Social Emotional Learning Newsletter for Parents: Supporting Kids

By Adi Ackerman·March 13, 2026·6 min read

Teacher preparing SEL newsletter for parents about supporting emotional skills at home

Social emotional learning is not a school program separate from academic work. It is the foundation that academic learning depends on. Children who can manage their emotions, work through conflict, and persist through difficulty perform better academically, build stronger relationships, and are better equipped for adult life than children who cannot. A parent SEL newsletter connects families to this work and gives them the tools to reinforce it at home.

What SEL Actually Looks Like in Practice

The CASEL framework, which most schools use, organizes SEL into five competencies: self-awareness (understanding your own emotions, strengths, and values), self-management (regulating emotions and behaviors), social awareness (understanding others' perspectives and showing empathy), relationship skills (communicating, resolving conflict, working collaboratively), and responsible decision-making (evaluating consequences and making ethical choices). These are not abstract categories. They show up in specific behaviors that parents observe every day: how a child handles losing a game, how they respond when a friend is upset, how they approach a difficult homework problem, and how they manage their reaction when things do not go their way.

Your newsletter can make this tangible by connecting the vocabulary to situations parents recognize. That connection is what moves SEL from a school acronym to a family conversation.

Self-Regulation: The Skill With the Widest Impact

Of the five CASEL competencies, self-regulation has the strongest correlation with academic outcomes. A student who cannot manage frustration during a difficult task gives up. A student who cannot regulate anxiety performs worse on assessments. A student who cannot control impulses in social situations struggles with peer relationships that affect their entire school experience. Parents who understand this are motivated to work on self-regulation at home, not as a character lesson but as an academic strategy.

Practical guidance for your newsletter: teach children that emotions are signals, not commands. Angry does not mean act. The pause between the feeling and the action is where self-regulation lives. Children can practice this with low-stakes frustrations at home: a hard video game level, a puzzle that will not go together, waiting for something they want. Allowing these frustrations to exist and then coaching through them, rather than removing them, builds the muscle.

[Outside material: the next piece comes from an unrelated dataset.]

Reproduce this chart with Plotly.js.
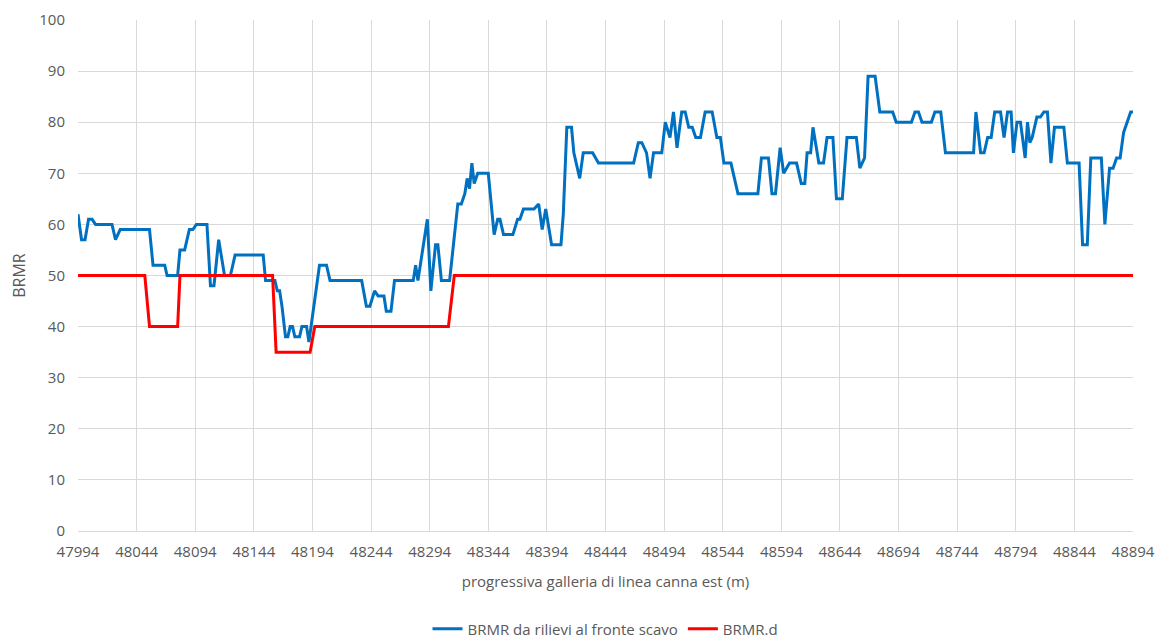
<!DOCTYPE html>
<html>
<head>
<meta charset="utf-8">
<script src="https://cdn.plot.ly/plotly-3.0.1.min.js"></script>
<style>html,body{margin:0;padding:0;background:#fff;}#chart{width:1161px;height:640px;}</style>
</head>
<body>
<div id="chart"></div>
<script>
// Blue series: BRMR da rilievi al fronte scavo
const blueX = [47994,47997,48000,48003,48006,48009,48023,48026,48030,48055,48058,48068,48070,48079,48081,48085,48089,48092,48095,48104,48107,48110,48114,48119,48124,48128,48152,48154,48162,48164,48166,48168,48171,48173,48175,48177,48179,48183,48185,48189,48191,48200,48206,48209,48236,48240,48243,48247,48250,48255,48257,48261,48264,48280,48282,48284,48292,48295,48299,48301,48304,48311,48318,48321,48324,48326,48328,48330,48332,48335,48344,48349,48352,48354,48357,48365,48369,48371,48374,48383,48387,48390,48393,48398,48406,48408,48411,48415,48417,48422,48425,48433,48438,48468,48472,48475,48479,48482,48485,48492,48495,48499,48502,48505,48509,48512,48515,48518,48521,48525,48529,48535,48539,48542,48545,48551,48557,48574,48577,48583,48586,48589,48593,48596,48601,48607,48611,48614,48616,48619,48621,48626,48630,48633,48638,48641,48646,48650,48658,48661,48665,48668,48674,48678,48689,48692,48705,48708,48711,48714,48722,48725,48730,48734,48758,48760,48764,48767,48770,48773,48776,48781,48784,48787,48790,48792,48795,48798,48802,48804,48806,48808,48812,48815,48818,48821,48824,48827,48835,48838,48848,48851,48855,48858,48867,48870,48874,48877,48880,48883,48886,48892,48894];
const blueY = [62,57,57,61,61,60,60,57,59,59,52,52,50,50,55,55,59,59,60,60,48,48,57,50,50,54,54,49,49,47,47,44,38,38,40,40,38,38,40,40,37,52,52,49,49,44,44,47,46,46,43,43,49,49,52,49,61,47,56,56,49,49,64,64,66,69,67,72,68,70,70,58,61,61,58,58,61,61,63,63,64,59,63,56,56,62,79,79,74,69,74,74,72,72,76,76,74,69,74,74,80,77,82,75,82,82,79,79,77,77,82,82,77,77,72,72,66,66,73,73,66,66,75,70,72,72,68,68,74,74,79,72,72,77,77,65,65,77,77,71,73,89,89,82,82,80,80,82,82,80,80,82,82,74,74,82,74,74,77,77,82,82,77,82,82,74,80,80,73,80,76,77,81,81,82,82,72,79,79,72,72,56,56,73,73,60,71,71,73,73,78,82,82];

// Red series: BRMR.d
const redX = [47994,48051,48055,48079,48081,48160,48163,48192,48196,48310,48315,48894];
const redY = [50,50,40,40,50,50,35,35,40,40,50,50];

const xTicks = [47994,48044,48094,48144,48194,48244,48294,48344,48394,48444,48494,48544,48594,48644,48694,48744,48794,48844,48894];
const yTicks = [0,10,20,30,40,50,60,70,80,90,100];

const seriesNames = ["BRMR da rilievi al fronte scavo", "BRMR.d"];
const xTitle = "progressiva galleria di linea canna est (m)";
const yTitle = "BRMR";

const font = "'Open Sans', Lato, sans-serif";
const grey = "#595959";

const traces = [
  {x: blueX, y: blueY, name: seriesNames[0], mode: "lines", type: "scatter",
   line: {color: "#0070C0", width: 3}},
  {x: redX, y: redY, name: seriesNames[1], mode: "lines", type: "scatter",
   line: {color: "#FF0000", width: 3}}
];

const layout = {
  width: 1161, height: 640,
  margin: {l: 78, r: 28, t: 20, b: 109, autoexpand: false},
  paper_bgcolor: "#fff", plot_bgcolor: "#fff",
  font: {family: font, size: 14, color: grey},
  showlegend: true,
  legend: {orientation: "h", x: 0.5, xanchor: "center", y: -0.192, yanchor: "middle",
           font: {family: font, size: 15, color: grey}},
  xaxis: {
    range: [47994, 48894], tickvals: xTicks, ticktext: xTicks.map(String),
    showgrid: true, gridcolor: "#d9d9d9", gridwidth: 1,
    zeroline: false, showline: true, linecolor: "#d9d9d9", linewidth: 1,
    ticks: "", ticklabelstandoff: 7,
    tickfont: {family: font, size: 15, color: grey},
    title: {text: xTitle, font: {family: font, size: 15, color: grey}, standoff: 16}
  },
  yaxis: {
    range: [0, 100], tickvals: yTicks,
    showgrid: true, gridcolor: "#d9d9d9", gridwidth: 1,
    zeroline: false, showline: false, ticks: "", ticklabelstandoff: 12,
    tickfont: {family: font, size: 15, color: grey},
    title: {text: yTitle, font: {family: font, size: 16, color: grey}, standoff: 9}
  }
};

Plotly.newPlot("chart", traces, layout, {displayModeBar: false, staticPlot: true});
</script>
</body>
</html>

A Template Section Connecting School SEL to Home

Here is a section you can adapt for your newsletter:

"SEL This Week: We worked on perspective-taking. Students read a short scenario and were asked to describe how three different characters might feel about the same event. The goal was to recognize that the same situation looks very different depending on where you are standing.

At home this week: After dinner, pick a situation from the day, something low-stakes, and ask your family to answer 'how do you think X felt about that?' You can use a scenario from TV, a book, or real life. There are no wrong answers. The practice is in the habit of asking."

That format, school context plus one home extension activity, takes about 60 words per issue and creates a direct bridge between classroom learning and family life.

Empathy at Home: What Parents Can Do

Empathy is not taught primarily through lectures. It is built through repeated experiences of feeling understood and of being asked to understand others. Parents support empathy development most effectively by: genuinely listening to their child's emotional experiences without minimizing, discussing the feelings of characters in books and movies, asking "how do you think that person felt?" in real situations, and modeling empathic responses in their own daily interactions. A parent who says "I can see why that made you upset" is teaching empathy. A parent who says "you shouldn't feel that way" is undermining it.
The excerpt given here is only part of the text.